第49話 言葉は

  23


 やわらかな腕が、「それ」の口を遮った。


 パムだった。


 僕の後ろから手を伸ばし、掌を当ててそっと押し戻した。強い力のようにも見えなかったのに、「それ」は触れてはならないものに触れたかのように後じさった。

 喰いつかれた肩から牙が抜け、痛みと血が溢れ、僕は草の上に手をついた。

 振り向くと、殻から出きったパムが立っていた。

 僕は息を呑んだ。


 パムの下半身は、腐れていた。はらわたから体表へ浮かび上がるように、腰から下には緑がかった暗灰色の染みが広がり、花の香に甘い腐臭が混じっていた。


 うまく羽化できなかったのか。

 泣き出してしまいそうな僕の視線に、パムは微笑んだ。

 いいんだ、と応えた。


「ぼくは弱すぎたから。……生きられる躰にならないことは、わかっていた……」


 大丈夫。完全なものにはなれなくても、必要なときには間に合った。

 この躰がいちばん必要なときに。


 ――意味があった、と祈るようにパムは呟いた。

 ぼくがこの躰で生きていたことに、ちゃんと意味があったんだ。


 薄紅の翅が羽ばたいた。つい先程まで確かに血肉を備えていたのに、もうまるで質量の無いもののようにパムは僕の躰を通り過ぎ、「それ」の口の中へ手首を差し入れた。

「それ」は断頭台のように顎を閉じ、パムの手首を喰いちぎった。

 叫ぼうとした僕を、パムは「動かないで」と制した。苦痛を呑み込んで声は静かだった。

 咬み取られた手首から、薄紅と金が混じり合って溢れ出た。気体のように舞い上がり、風の中に飛び散った。

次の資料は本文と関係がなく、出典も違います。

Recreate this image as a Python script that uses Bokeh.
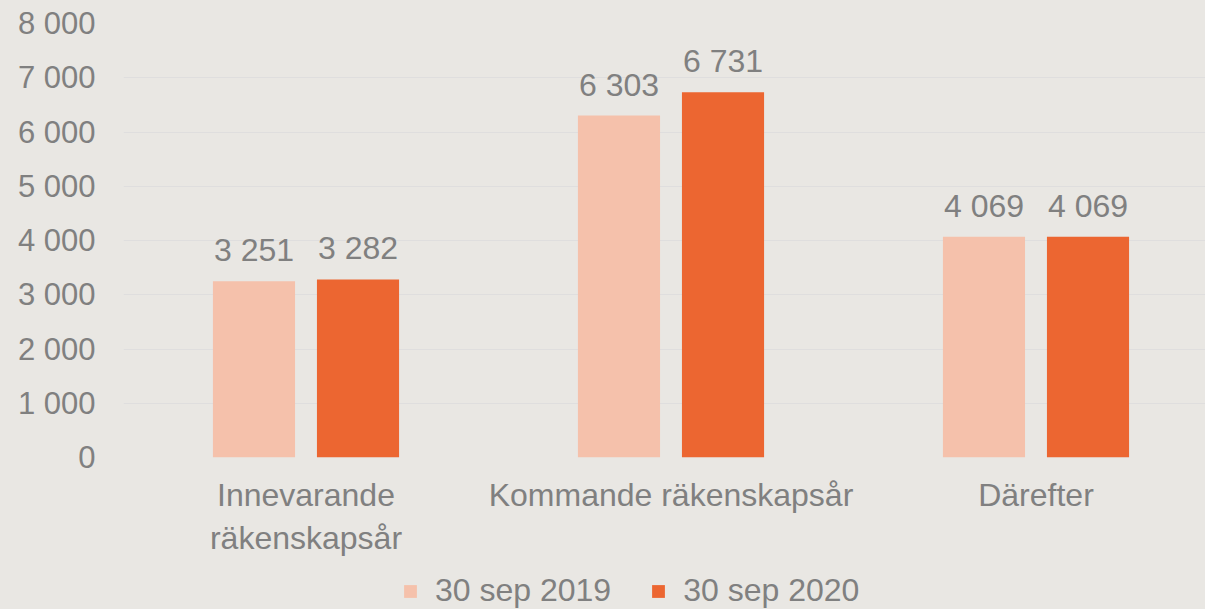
from bokeh.plotting import figure
from bokeh.models import ColumnDataSource, Range1d, FixedTicker, Legend, LegendItem
from bokeh.layouts import column
from bokeh.transform import dodge
from bokeh.core.properties import value
from bokeh.embed import file_html
from bokeh.resources import INLINE

categories = ["Innevarande\nräkenskapsår", "Kommande räkenskapsår", "Därefter"]
series_names = ["30 sep 2019", "30 sep 2020"]
values_2019 = [3251, 6303, 4069]
values_2020 = [3282, 6731, 4069]
y_ticks = [0, 1000, 2000, 3000, 4000, 5000, 6000, 7000, 8000]

BG = "#E9E7E3"
C1 = "#F5C1AB"
C2 = "#EC6631"
TXT = "#808080"
FONT = "Liberation Sans"

def fmt(v):
    return f"{v:,}".replace(",", " ")

xs = [i + 0.5 for i in range(len(categories))]
src = ColumnDataSource(dict(
    x=xs, a=values_2019, b=values_2020,
    la=[fmt(v) for v in values_2019], lb=[fmt(v) for v in values_2020],
))

p = figure(width=1205, height=560, output_backend="svg", toolbar_location=None,
           x_range=Range1d(0, 2.9644), y_range=Range1d(0, 8000),
           min_border_left=123, min_border_right=0, min_border_top=23, min_border_bottom=103)
p.background_fill_color = BG
p.border_fill_color = BG
p.outline_line_color = None

off = 0.1425
w = 0.225
p.vbar(x=dodge("x", -off), top="a", width=w, source=src, color=C1, line_color=None)
p.vbar(x=dodge("x", off), top="b", width=w, source=src, color=C2, line_color=None)

for fld, lab, o in (("a", "la", -off), ("b", "lb", off)):
    p.text(x=dodge("x", o), y=fld, text=lab, source=src, text_align="center",
           text_baseline="alphabetic", y_offset=-31, text_color=TXT,
           text_font=value(FONT), text_font_size="32px")

p.xgrid.grid_line_color = None
p.ygrid.grid_line_color = "#DFDEDE"
p.ygrid.grid_line_width = 1
p.ygrid.ticker = FixedTicker(ticks=y_ticks)

p.yaxis.ticker = FixedTicker(ticks=y_ticks)
p.yaxis.major_label_overrides = {t: fmt(t) for t in y_ticks}
p.xaxis.ticker = FixedTicker(ticks=xs)
p.xaxis.major_label_overrides = {x: c for x, c in zip(xs, categories)}

for ax in (p.xaxis[0], p.yaxis[0]):
    ax.axis_line_color = None
    ax.major_tick_line_color = None
    ax.minor_tick_line_color = None
    ax.major_tick_out = 0
    ax.major_tick_in = 0
    ax.minor_tick_out = 0
    ax.minor_tick_in = 0
    ax.major_label_text_color = TXT
    ax.major_label_text_font = FONT
    ax.major_label_text_font_size = "32px"
p.yaxis.major_label_text_font_size = "31px"
p.yaxis.major_label_standoff = 28
p.xaxis.major_label_standoff = 19

# legend strip below the chart (zero-height swatch renderers, only used for the legend)
lg = figure(width=1205, height=49, output_backend="svg", toolbar_location=None,
            x_range=Range1d(0, 1), y_range=Range1d(0, 1),
            x_axis_location=None, y_axis_location=None,
            min_border=0, min_border_left=0, min_border_right=0,
            min_border_top=0, min_border_bottom=0)
lg.background_fill_color = BG
lg.border_fill_color = BG
lg.outline_line_color = None
lg.grid.grid_line_color = None
d1 = lg.vbar(x=[0.5], top=[0], width=0.1, fill_color=C1, line_color=None)
d2 = lg.vbar(x=[0.5], top=[0], width=0.1, fill_color=C2, line_color=None)

legend = Legend(items=[LegendItem(label=series_names[0], renderers=[d1]),
                       LegendItem(label=series_names[1], renderers=[d2])],
                orientation="horizontal", location=(279, 0),
                glyph_width=16, glyph_height=16, label_standoff=17, spacing=39,
                padding=0, margin=0, background_fill_alpha=0, border_line_alpha=0,
                label_text_color=TXT, label_text_font=FONT, label_text_font_size="32px",
                label_height=16)
lg.add_layout(legend, "center")

layout = column(p, lg, spacing=0)
html = file_html(layout, INLINE)
html = html.replace("<head>", "<head><style>body{background:%s}</style>" % BG, 1)
open("out.html", "w").write(html)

 立ちのぼった香りが「それ」を刺激した。「それ」は首を振り舌を伸ばして、散っていこうとするものを舐めた。


「……餓え渇く獣のように、ぼくたちは言葉を求める」


 囁きが風を震わせた。いつかバールが唱えた聖句に似ていた。

 パムは喰いちぎられた腕を「それ」に向かって差し伸べた。「それ」が狐の口を開く。涎が垂れ落ちる。牙を剥き出し、貪るように喰らいついた。

 肘から下が消えた。

 パムは悲鳴を上げなかった。残った手も差し出して招き、抑えた声で口ずさんだ。


「きみの声を聴けるなら……躰の苦しみは、ぼくを決して傷つけない……」


 歓喜に満ちて、ぼくたちは歌う。

 言葉を交わす。互いを知り、心に触れ、その形を書き変える。


 ――レアル。


「それ」の身の内、遙かに深い闇の底に沈められた本来の躰の主を、パムは呼んだ。

 まるで中毒者が薬を口にしたかのように、「それ」はパムの血に狂った。蔦を這わせて引き寄せ、犬と狐の頭で咬み裂いた。肩が砕け、広がったばかりの翅が引きちぎられた。胸を牙が抉り、爪が裂く。内臓が引きずり出された。黄金と赤が絡み合い、香煙のようにパムの周りを取り巻いた。旋律に光が融けた。


 パムは歌い続けた。あの治癒の祈りを、レアルに向かって。


 ――血と言葉とでぼくたちはつながる。

 きみに安息を。


 掠れた声が囁いた。


「光と共に目覚め……。どんな夜にも、怯えなくていい……。長い病と、苦しみを受けたきみに……ぼくは、言葉を……遺す……」


 喰べろ。

 この躰を、喰い尽くせ。


 金色の眼が命じた。


「それ」は甘美な餌に酔い痴れていた。正気はとうになく、餓えだけがあった。どれだけ貪り喰っても満たされず、もっと多くの犠牲を求めていた。

 無限に書き記される空虚な《定義》の群れ。文字列と式。意味の喪失。

 ただ存在し、存在するために侵食し、増殖し、成長する。癌細胞。

 欲望が口を開けた。


 パムが微笑んだ。

 ぼくの勝ちだと言うように。

 最後の声がうたう。


「――言葉は――」


 恵み。


 ひらききった女の口が、パムの頭部を呑み込み、粉砕した。